Tra i numerosi film diretti da registe donne, in ambito internazionale, selezionati al Festival di Cannes 2018, un posto particolare merita Manto, secondo lungometraggio dell’affascinante attrice e filmaker indiana Nandita Das, nota al grande pubblico per numerosi film bollywoodiani e, soprattutto, per le sue interpretazioni nei film di Deepa Mehta Fire e Earth, che raccontano e denunciano la condizione delle donne in India. Qui la regista si occupa invece – ma è chiara la valenza simbolica e il monito all’attualità – di esplorare la vita e il segno artistico e umano tracciato da un grande poeta e scrittore indiano dalla penna pungente e ‘scandalosa’, Saadat Hasan Manto, attraverso le alterne vicende dell’India degli anni Quaranta.
Mentre Manto viveva con la moglie a Bombay una’esistenza piena, inserito in un gruppo di pari, intellettuali progressisti e amici, poco dopo la proclamazione dell’indipendenza e dell’omicidio del Matahma Gandhi, a causa dei disordini e della caccia alle streghe originata dalla cosiddetta partition fra India e Pakistan, l’artista sarà costretto a trasferirsi a Lahore, in Pakistan, luogo della dispersione e del caos, dove la sua vita subirà una progressiva e inarrestabile discesa agli inferi. Accusato spesso di oltraggio al pudore per le sue novelle incentrate sulla prostituzione, anche minorile, e su personaggi della strada, che usano il linguaggio della vita vera, Manto subirà numerosi processi, l’ultimo dei quali lo costringerà a pagare una cauzione esorbitante per non andare in carcere. Nonostante l’amore incondizionato della moglie e la gioia delle figlie, Manto mal sopporta l’esilio auto-inferto, la vita in casa d’altri (sia pur dei cognati) e soprattutto la costrizione e la censura delle sue opere, nonché la necessità di lavorare alla dipendenze di gente gretta per guadagnare denaro per la sua famiglia. L’alcool diventerà la sua medicina preferita per sopportare una vita ormai priva di libertà e possibili vie di fuga. La magnifica interpretazione dell’attore Nawazuddin Siddiqui (The Lunchbox) nei panni di Manto, conferisce un’aura particolarmente interessante a un biopic piuttosto classico, con un’ambientazione storica e di costume molto curata e un cast scelto con grande perizia. Ben orchestrata l’amicizia, quasi fraterna, di Manto con un attore in ascesa, poi rincontrato all’apice della carriera, a distanza di anni, in una situazione quasi di distacco, di lontananza per le vite troppo diverse vissute dai due.

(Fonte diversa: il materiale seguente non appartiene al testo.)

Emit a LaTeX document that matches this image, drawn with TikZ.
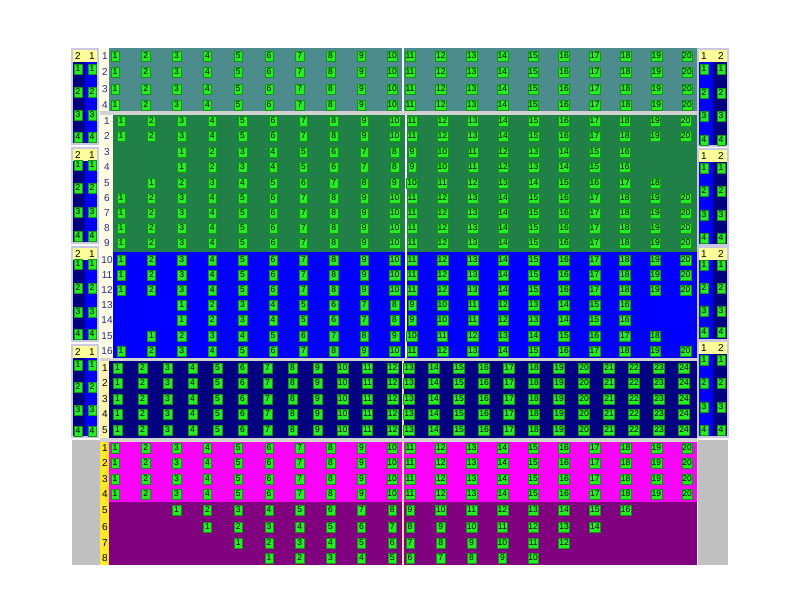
\documentclass[tikz,border=0pt]{standalone}
\usepackage{fontspec}
\setmainfont{Liberation Sans}
\definecolor{teal0}{RGB}{76,140,140}
\definecolor{grn0}{RGB}{32,128,72}
\definecolor{blu0}{RGB}{0,0,255}
\definecolor{nav0}{RGB}{0,0,128}
\definecolor{mag0}{RGB}{255,0,255}
\definecolor{pur0}{RGB}{128,0,128}
\definecolor{gry0}{RGB}{192,192,192}
\definecolor{sep0}{RGB}{210,210,210}
\definecolor{hdr0}{RGB}{255,255,153}
\definecolor{cream0}{RGB}{255,252,230}
\definecolor{pyel0}{RGB}{255,244,170}
\definecolor{yel0}{RGB}{255,232,40}
\definecolor{seat0}{RGB}{40,235,40}
\definecolor{seatedge0}{RGB}{20,150,20}
\definecolor{lab0}{RGB}{40,40,140}
\definecolor{aisle0}{RGB}{245,225,160}
\definecolor{pborder0}{RGB}{200,200,225}
\newcommand\seatrow[8]{%
  \foreach \k in {1,...,#4}{%
    \pgfmathtruncatemacro\cc{#3+\k-1}%
    \pgfmathsetmacro\xx{\cc<#8+1 ? #5+(\cc-1)*#7 : #6+(\cc-#8-1)*#7}%
    \node[seat] (#1-\k) at (\xx,#2) {\k};%
  }}
\begin{document}
\begin{tikzpicture}[x=0.75pt,y=-0.75pt,
  seat/.style={fill=seat0, draw=seatedge0, line width=0.3pt, inner sep=0.5pt,
    minimum width=6.3pt, minimum height=7.2pt, font=\fontsize{6.4}{6.4}\selectfont, text=black},
  rowlab/.style={font=\fontsize{7.5}{8}\selectfont, text=lab0, inner sep=0pt},
  rowlabk/.style={font=\fontsize{7.5}{8}\selectfont, text=black, inner sep=0pt},
  hdrlab/.style={font=\fontsize{7.5}{8}\selectfont, text=black, inner sep=0pt},
  panelborder/.style={draw=pborder0, line width=0.8pt}]
\useasboundingbox (0,0) rectangle (800,600);
\fill[white] (0,0) rectangle (800,600);
% ---------- main backgrounds ----------
\fill[cream0] (100,48) rectangle (109,111);
\fill[teal0] (109,48) rectangle (697,111);
\fill[sep0] (100,111) rectangle (697,115);
\fill[cream0] (100,115) rectangle (113,358);
\fill[grn0] (113,115) rectangle (697,252);
\fill[blu0] (113,252) rectangle (697,358);
\fill[sep0] (100,358) rectangle (697,361);
\fill[pyel0] (100,361) rectangle (109,438);
\fill[nav0] (109,361) rectangle (697,438);
\fill[sep0] (100,438) rectangle (697,442);
\fill[yel0] (100,442) rectangle (109,565);
\fill[mag0] (109,442) rectangle (697,502);
\fill[pur0] (109,502) rectangle (697,565);
% aisles
\draw[white, line width=1.5pt] (403,48) -- (403,111);
\draw[white, line width=1.5pt] (406,115) -- (406,358);
\draw[aisle0, line width=1.5pt] (403,361) -- (403,438);
\draw[aisle0, line width=1.5pt] (403,442) -- (403,565);
% grey side areas
\fill[gry0] (72,440) rectangle (100,565);
\fill[gry0] (698,440) rectangle (728,565);
% ---------- teal section ----------
\foreach \r/\y in {1/56,2/72,3/89,4/105}{
  \node[rowlab] (tl\r) at (105,\y) {\r};
  \seatrow{t\r}{\y}{1}{20}{115}{410}{30.8}{10}
}
% ---------- green and blue sections ----------
\foreach \r/\y/\s/\n in {1/121/1/20,2/136/1/20,3/152/3/16,4/167/3/16,5/183/2/18,6/198/1/20,7/213/1/20,8/228/1/20,9/243/1/20,
  10/260/1/20,11/275/1/20,12/290/1/20,13/305/3/16,14/320/3/16,15/336/2/18,16/351/1/20}{
  \node[rowlab] (gl\r) at (107,\y) {\r};
  \seatrow{g\r}{\y}{\s}{\n}{121}{412}{30.4}{10}
}
% ---------- navy section ----------
\foreach \r/\y in {1/368,2/383,3/399,4/414,5/430}{
  \node[rowlabk] (nl\r) at (105,\y) {\r};
  \seatrow{n\r}{\y}{1}{24}{117.5}{409}{25}{12}
}
% ---------- magenta and purple sections ----------
\foreach \r/\y/\s/\n in {1/448/1/20,2/463/1/20,3/479/1/20,4/494/1/20,5/510/3/16,6/527/4/14,7/543/5/12,8/558/6/10}{
  \node[rowlabk] (ml\r) at (105,\y) {\r};
  \seatrow{m\r}{\y}{\s}{\n}{115}{410}{30.8}{10}
}
% ---------- left side panels ----------
\foreach \i/\ya/\yb/\ba/\bb/\bc/\bd in {1/49/144/69/92/115/137,2/148/243/165/188/212/236,3/247/341/264/288/312/334,4/345/437/365/387/410/431}{
  \fill[hdr0] (72,\ya) rectangle (98,{\ya+13});
  \fill[nav0] (72,{\ya+13}) rectangle (85,\yb);
  \fill[blu0] (85,{\ya+13}) rectangle (98,\yb);
  \draw[panelborder] (72,\ya) rectangle (98,\yb);
  \node[hdrlab] (lp\i-h2) at (78,{\ya+7}) {2};
  \node[hdrlab] (lp\i-h1) at (92,{\ya+7}) {1};
  \foreach \k/\yy in {1/\ba,2/\bb,3/\bc,4/\bd}{
    \node[seat] (lp\i-a-\k) at (78,\yy) {\k};
    \node[seat] (lp\i-b-\k) at (92,\yy) {\k};
  }
}
% ---------- right side panels ----------
\foreach \i/\ya/\yb/\ba/\bb/\bc/\bd in {1/49/146/69/93/116/140,2/149/245/168/191/215/238,3/247/340/265/288/311/332,4/341/437/360/383/407/430}{
  \fill[hdr0] (698,\ya) rectangle (728,{\ya+13});
  \fill[blu0] (698,{\ya+13}) rectangle (713,\yb);
  \fill[nav0] (713,{\ya+13}) rectangle (728,\yb);
  \draw[panelborder] (698,\ya) rectangle (728,\yb);
  \node[hdrlab] (rp\i-h1) at (704,{\ya+7}) {1};
  \node[hdrlab] (rp\i-h2) at (721,{\ya+7}) {2};
  \foreach \k/\yy in {1/\ba,2/\bb,3/\bc,4/\bd}{
    \node[seat] (rp\i-a-\k) at (704,\yy) {\k};
    \node[seat] (rp\i-b-\k) at (721,\yy) {\k};
  }
}
\end{tikzpicture}
\end{document}
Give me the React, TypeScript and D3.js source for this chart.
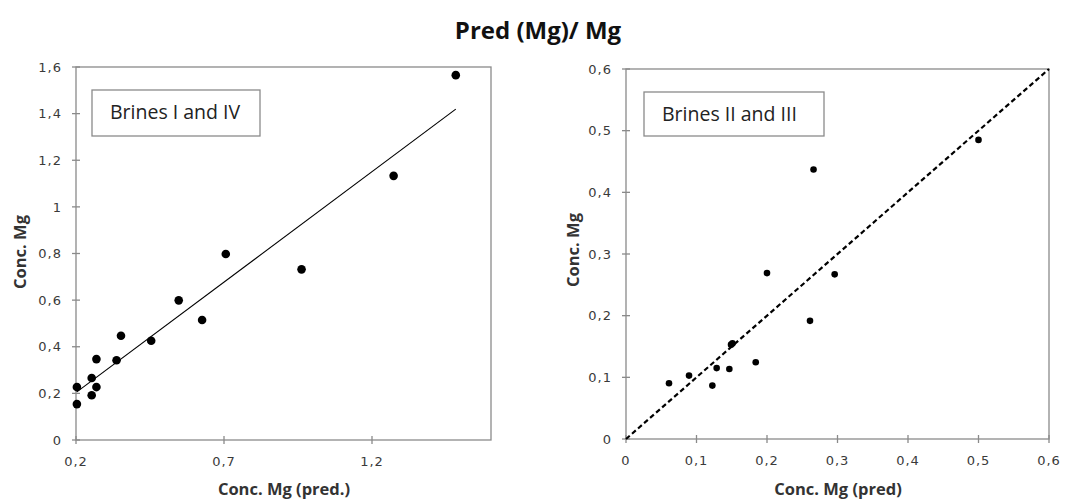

I racconti dello scrittore composti nella lingua urdu dell’India settentrionale, negli anni ’30 e ’40, opere brevi, violente e scioccanti per l’epoca, sono rievocati nel film – letti pubblicamente in occasione dell’uscita dei libri e delle conferenze dello scrittore – e inseriti ad arte nella sua biografia in modo da sembrare parte integrante della sua vita inquieta. Manto e le sue opere hanno combattuto sei processi con accusa di oscenità, tre in India britannica e tre in Pakistan.